It seems that there are a few topics that do the rounds every so often on the news and topic shows designed to divide parents – breastfeeding v bottle feeding, literacy levels, co sleeping to name just a few. Last week, the head of Ofsted Amanda Spielman, spoke of a rise in the numbers of children starting school in nappies.
I have documented our ongoing battle with potty training here. Not much has changed since I wrote the post back in February. We have good weeks where we silently tell ourselves that we have broken the potty training barrier and then we have weeks (like this week) where he just goes back to square one. We refer to it as potty strike. When potty strike strikes, it feels like the days are an uphill struggle with constant cleaning and clothes changes.
There were several threads social media following the report, with the topic being covered on programmes such as This Morning and Loose Women. In the social media age, everyone has an opinion, mainly basing it purely on their own personal experience. Everyone now has a voice, and it seems so easy to make very generalised statements about people that you have never even met and you have no insight into their life.
A selection of my favourite comments are as follows –
‘My little Maisie did it in a day. I just took her pants off and she just did it. It’s so easy!’*
‘It’s just lazy parenting. Plain and simple’*
‘My little boy was trained day and night by age 2’*
‘Parents nowadays just can’t be bothered. Too busy on their phones’*
‘In my day you couldn’t send them to nursery without being dry. We did it in a week. My Jack was reciting algebra by the time he was 5’**
I eye rolled so many times. I am really glad that little Jack is on track to read physics at Cambridge, and that you have been the perfect parent since he was conceived, but did no one ever tell you that putting other people down doesn’t make you any better?! I am, as are many other parents, raising children not robots and they all develop at different rates at different times.
Now, I have no doubt that in a small number of cases, there is a degree of parental neglect. But sometimes, the ‘the parents are lazy’ statement is a huge generalisation. There are many factors as to why children are later being potty trained now.

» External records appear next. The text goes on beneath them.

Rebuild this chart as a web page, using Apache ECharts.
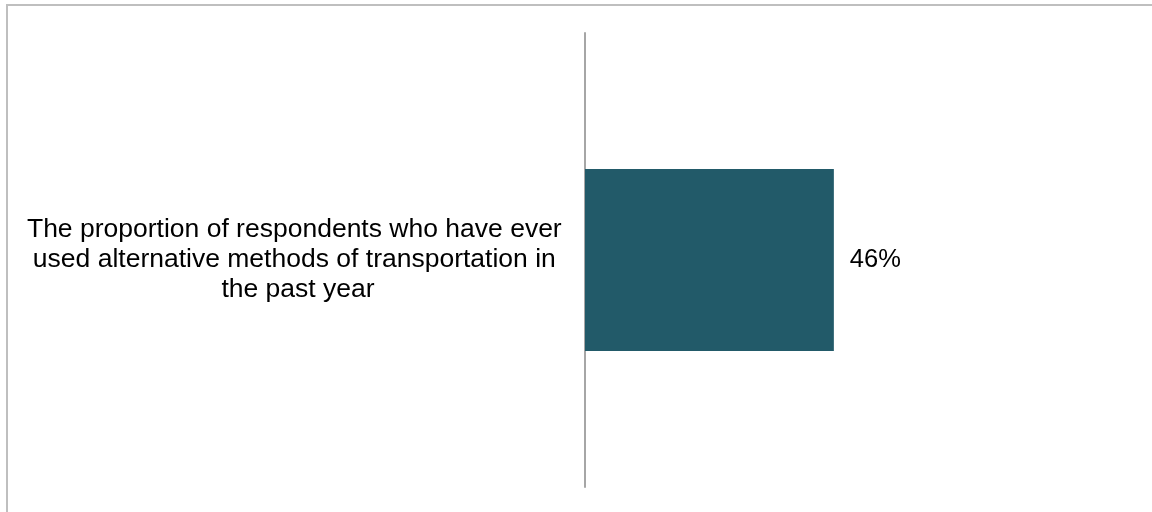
<!DOCTYPE html>
<html>
<head>
<meta charset="utf-8">
<script src="https://cdn.jsdelivr.net/npm/echarts@6/dist/echarts.min.js"></script>
<style>
  html, body { margin: 0; padding: 0; background: #fff; }
  #chart { width: 1152px; height: 512px; }
</style>
</head>
<body>
<div id="chart"></div>
<script>
var categories = ["The proportion of respondents who have ever used alternative methods of transportation in the past year"];
var values = [46];

var chartDom = document.getElementById("chart");
var myChart = echarts.init(chartDom);
var option;

option = {
  animation: false,
  backgroundColor: "#ffffff",
  graphic: [
    {
      type: "rect",
      shape: { x: 7, y: 5, width: 1200, height: 600 },
      style: { fill: "none", stroke: "#bfbfbf", lineWidth: 2 },
      silent: true,
    },
  ],
  grid: {
    left: 585,
    right: 26,
    top: 33,
    bottom: 25,
    containLabel: false,
  },
  xAxis: {
    type: "value",
    min: 0,
    max: 100,
    show: false,
  },
  yAxis: {
    type: "category",
    data: categories,
    axisLine: {
      show: true,
      lineStyle: { color: "#a6a6a6", width: 2 },
    },
    axisTick: { show: false },
    axisLabel: {
      margin: 287,
      align: "center",
      width: 550,
      overflow: "break",
      padding: [12, 0, 0, 0],
      fontFamily: "Liberation Sans, Arial, sans-serif",
      fontSize: 26.5,
      lineHeight: 30,
      color: "#000000",
    },
  },
  series: [
    {
      type: "bar",
      data: values,
      barWidth: 182,
      itemStyle: { color: "#225a69" },
      label: {
        show: true,
        position: "right",
        distance: 16,
        formatter: "{c}%",
        fontFamily: "Liberation Sans, Arial, sans-serif",
        fontSize: 25.5,
        color: "#000000",
      },
    },
  ],
};

option && myChart.setOption(option);
</script>
</body>
</html>
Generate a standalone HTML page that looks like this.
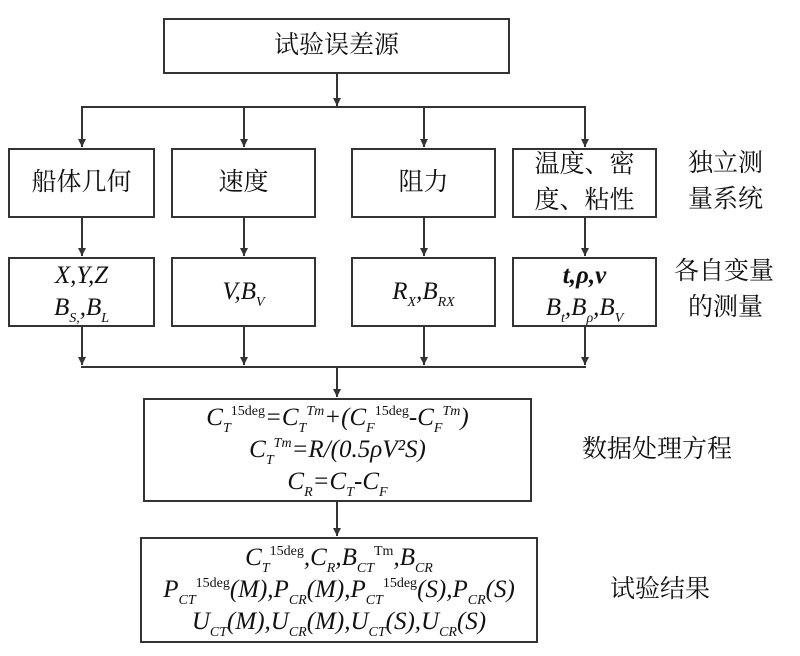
<!DOCTYPE html>
<html><head><meta charset="utf-8"><style>
body{margin:0;width:800px;height:656px;background:#fff;position:relative;overflow:hidden}
.b{position:absolute;border:2px solid #333;box-sizing:border-box;display:flex;flex-direction:column;align-items:center;justify-content:center;text-align:center;font-family:"Liberation Serif","Noto Serif CJK SC",serif;color:#111}
.c{font-family:"Liberation Serif","Noto Serif CJK SC",serif;font-size:25px;line-height:36px}
.m{font-style:italic;font-size:25px;line-height:32px;white-space:nowrap}
.m sub,.m sup{font-size:14px;line-height:0;position:relative;vertical-align:baseline}
.m sub{top:7px}
.m sup{top:-10px;font-style:normal}
.l{position:absolute;font-family:"Liberation Serif","Noto Serif CJK SC",serif;font-size:25px;line-height:36px;color:#111}
svg{position:absolute;left:0;top:0}
</style></head><body>
<svg width="800" height="656">
<defs><marker id="a" markerWidth="8" markerHeight="8" refX="8" refY="4" orient="auto" markerUnits="userSpaceOnUse"><path d="M0,0 L8,4 L0,8z" fill="#333"/></marker></defs>
<g stroke="#333" stroke-width="2" fill="none">
<line x1="337" y1="73" x2="337" y2="106" marker-end="url(#a)"/>
<line x1="81" y1="107" x2="586" y2="107"/>
<line x1="82" y1="107" x2="82" y2="147" marker-end="url(#a)"/>
<line x1="244" y1="107" x2="244" y2="147" marker-end="url(#a)"/>
<line x1="424" y1="107" x2="424" y2="147" marker-end="url(#a)"/>
<line x1="585" y1="107" x2="585" y2="147" marker-end="url(#a)"/>
<line x1="82" y1="217" x2="82" y2="256" marker-end="url(#a)"/>
<line x1="244" y1="217" x2="244" y2="256" marker-end="url(#a)"/>
<line x1="424" y1="217" x2="424" y2="256" marker-end="url(#a)"/>
<line x1="585" y1="217" x2="585" y2="256" marker-end="url(#a)"/>
<line x1="82" y1="326" x2="82" y2="365" marker-end="url(#a)"/>
<line x1="244" y1="326" x2="244" y2="365" marker-end="url(#a)"/>
<line x1="424" y1="326" x2="424" y2="365" marker-end="url(#a)"/>
<line x1="585" y1="326" x2="585" y2="365" marker-end="url(#a)"/>
<line x1="81" y1="367" x2="586" y2="367"/>
<line x1="337" y1="367" x2="337" y2="397" marker-end="url(#a)"/>
<line x1="337" y1="502" x2="337" y2="536" marker-end="url(#a)"/>
</g></svg>
<div class="b c" style="left:163px;top:18px;width:347px;height:56px">试验误差源</div>
<div class="b c" style="left:8px;top:148px;width:147px;height:70px">船体几何</div>
<div class="b c" style="left:171px;top:148px;width:145px;height:70px">速度</div>
<div class="b c" style="left:351px;top:148px;width:145px;height:70px">阻力</div>
<div class="b c" style="left:512px;top:148px;width:145px;height:70px">温度、密<br>度、粘性</div>
<div class="b m" style="left:8px;top:257px;width:147px;height:70px"><div>X,Y,Z</div><div>B<sub>S,</sub>,B<sub>L</sub></div></div>
<div class="b m" style="left:171px;top:257px;width:145px;height:70px"><div>V,B<sub>V</sub></div></div>
<div class="b m" style="left:351px;top:257px;width:145px;height:70px"><div>R<sub>X</sub>,B<sub>RX</sub></div></div>
<div class="b m" style="left:512px;top:257px;width:145px;height:70px"><div><b>t,ρ,v</b></div><div>B<sub>t</sub>,B<sub>ρ</sub>,B<sub>V</sub></div></div>
<div class="b m" style="left:143px;top:398px;width:389px;height:104px"><div>C<sub>T</sub><sup>15deg</sup>=C<sub>T</sub><sup><i>Tm</i></sup>+(C<sub>F</sub><sup>15deg</sup>-C<sub>F</sub><sup><i>Tm</i></sup>)</div><div>C<sub>T</sub><sup><i>Tm</i></sup>=R/(0.5ρV²S)</div><div>C<sub>R</sub>=C<sub>T</sub>-C<sub>F</sub></div></div>
<div class="b m" style="left:140px;top:537px;width:398px;height:106px"><div>C<sub>T</sub><sup>15deg</sup>,C<sub>R</sub>,B<sub>CT</sub><sup>Tm</sup>,B<sub>CR</sub></div><div>P<sub>CT</sub><sup>15deg</sup>(M),P<sub>CR</sub>(M),P<sub>CT</sub><sup>15deg</sup>(S),P<sub>CR</sub>(S)</div><div>U<sub>CT</sub>(M),U<sub>CR</sub>(M),U<sub>CT</sub>(S),U<sub>CR</sub>(S)</div></div>
<div class="l" style="left:688px;top:146px">独立测<br>量系统</div>
<div class="l" style="left:674px;top:254px">各自变量<br><span style="padding-left:14px">的测量</span></div>
<div class="l" style="left:582px;top:432px">数据处理方程</div>
<div class="l" style="left:610px;top:572px">试验结果</div>
</body></html>
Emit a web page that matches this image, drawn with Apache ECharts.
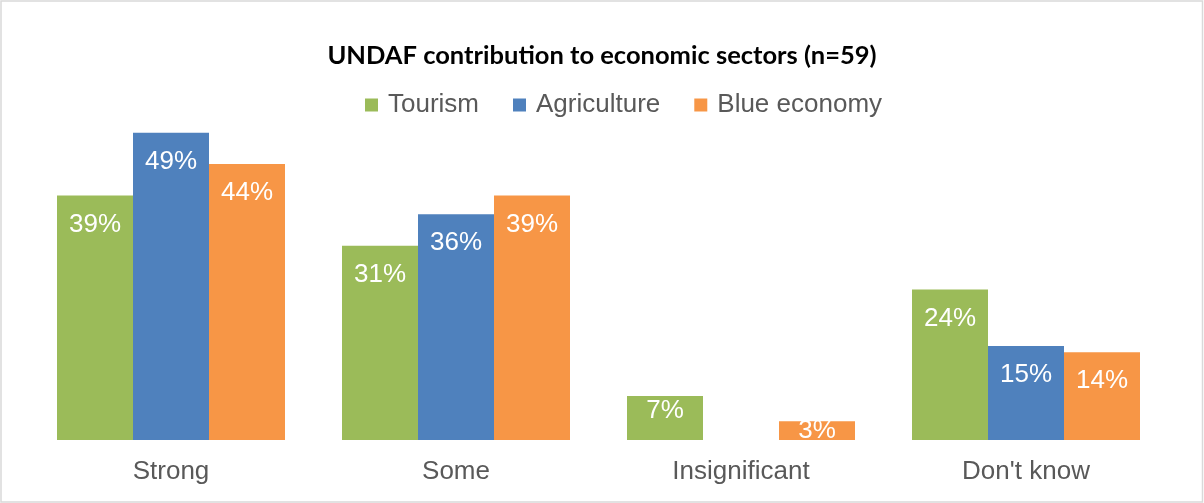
<!DOCTYPE html>
<html>
<head>
<meta charset="utf-8">
<script src="https://cdn.jsdelivr.net/npm/echarts@6/dist/echarts.min.js"></script>
<style>
  html, body { margin: 0; padding: 0; background: #fff; }
  #chart { width: 1204px; height: 503px; }
</style>
</head>
<body>
<div id="chart"></div>
<script>
// Survey responses (share of 59 respondents, %)
const categories = ['Strong', 'Some', 'Insignificant', "Don't know"];
const tourism = [39, 31, 7, 24];
const agriculture = [49, 36, 0, 15];
const blueEconomy = [44, 39, 3, 14];

const seriesNames = ['Tourism', 'Agriculture', 'Blue economy'];
const seriesColors = ['#9BBB59', '#4F81BD', '#F79646'];
const seriesValues = [tourism, agriculture, blueEconomy];

const FONT = '"Liberation Sans", Arial, sans-serif';

// Value labels sit just inside the top of each bar; short bars get them lower/centred.
function toItems(values) {
  return values.map(v => {
    const item = { value: v };
    if (v > 0 && v < 5) item.label = { position: 'inside' };
    else if (v > 0 && v < 10) item.label = { distance: 2 };
    return item;
  });
}

const chart = echarts.init(document.getElementById('chart'), null, { renderer: 'canvas' });

chart.setOption({
  backgroundColor: '#ffffff',
  animation: false,
  title: {
    text: 'UNDAF contribution to economic sectors (n=59)',
    left: 'center',
    top: 38,
    textStyle: { fontFamily: 'Lato, sans-serif', fontWeight: 'bold', fontSize: 25.5, color: '#000000' }
  },
  legend: {
    data: seriesNames,
    left: 360,
    top: 87,
    icon: 'rect',
    itemWidth: 13,
    itemHeight: 13,
    itemGap: 34,
    textStyle: { fontFamily: FONT, fontSize: 26, color: '#595959', padding: [0, 0, 0, 5] }
  },
  grid: { left: 28.5, right: 35.5, top: 126.5, bottom: 63, containLabel: false },
  xAxis: {
    type: 'category',
    data: categories,
    axisLine: { show: false },
    axisTick: { show: false },
    axisLabel: { fontFamily: FONT, fontSize: 26, color: '#595959', margin: 19 }
  },
  yAxis: {
    type: 'value',
    min: 0,
    max: 50,
    show: false,
    splitLine: { show: false }
  },
  series: seriesNames.map((name, i) => ({
    name: name,
    type: 'bar',
    barGap: '0%',
    barCategoryGap: '20%',
    itemStyle: { color: seriesColors[i] },
    label: {
      show: true,
      position: 'insideTop',
      distance: 16,
      color: '#ffffff',
      fontFamily: FONT,
      fontSize: 26,
      formatter: p => (p.value ? p.value + '%' : '')
    },
    data: toItems(seriesValues[i])
  })),
  graphic: [{
    type: 'rect',
    shape: { x: 1, y: 1, width: 1201.5, height: 501 },
    style: { fill: 'none', stroke: '#d9d9d9', lineWidth: 1.5 },
    silent: true
  }]
});
</script>
</body>
</html>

Mom’s generally go to work now and there may be different childcare arrangements throughout the child’s early years. We generally wait until a child is ready now instead of rushing potty training, And disposables are sometimes mentioned as a contributing factor, as the child doesn’t feel wet when they wee.
I really don’t totally buy in to the ‘this didn’t happen in my day’ school of thought. From a source who shall rename nameless, I have been told of a little boy who attended school in the 60’s. He had poor social skills, poor literacy, lack of concentration. He was dismissed as a ‘naughty boy’ who was regularly hit over the knuckles with a ruler for ‘misbehaviour.’ Anyone with any experience of children by today’s standards would clearly recognise this child possibly suffered with dyslexia, possibly ADHD – who know’s? I am confident that this is probably a story replicated for many people across the UK. My guess is it did happen, but people just didn’t talk about it.
And us? We aren’t lazy. You name it, we’ve tried it. Taking days off work – check. Reward charts – check. Being nice about it – yep. Being cross – several times. Shopping for potty’s – We have a potty in every room, all chosen by the boy in question. Each day out is accompanied with a back pack full of clothes changes ‘just in case’. We feel like going to the toilet has taken over our whole lives some days. Finley starts school in September and the panic is starting to set in. We keep being told that ‘eventually he will get it!’ We are desperately waiting for that day to arrive!
Sometimes it just takes some kids longer. They aren’t robots. We feel stressed enough by the whole thing already. Please don’t makes us feel worse!
*I may have paraphrased and exaggerated these quotes slightly. But you get the jist!
**FYI Jack’s Mom, Finley can count to 100 and spell his own name and that isn’t exaggerated – so there!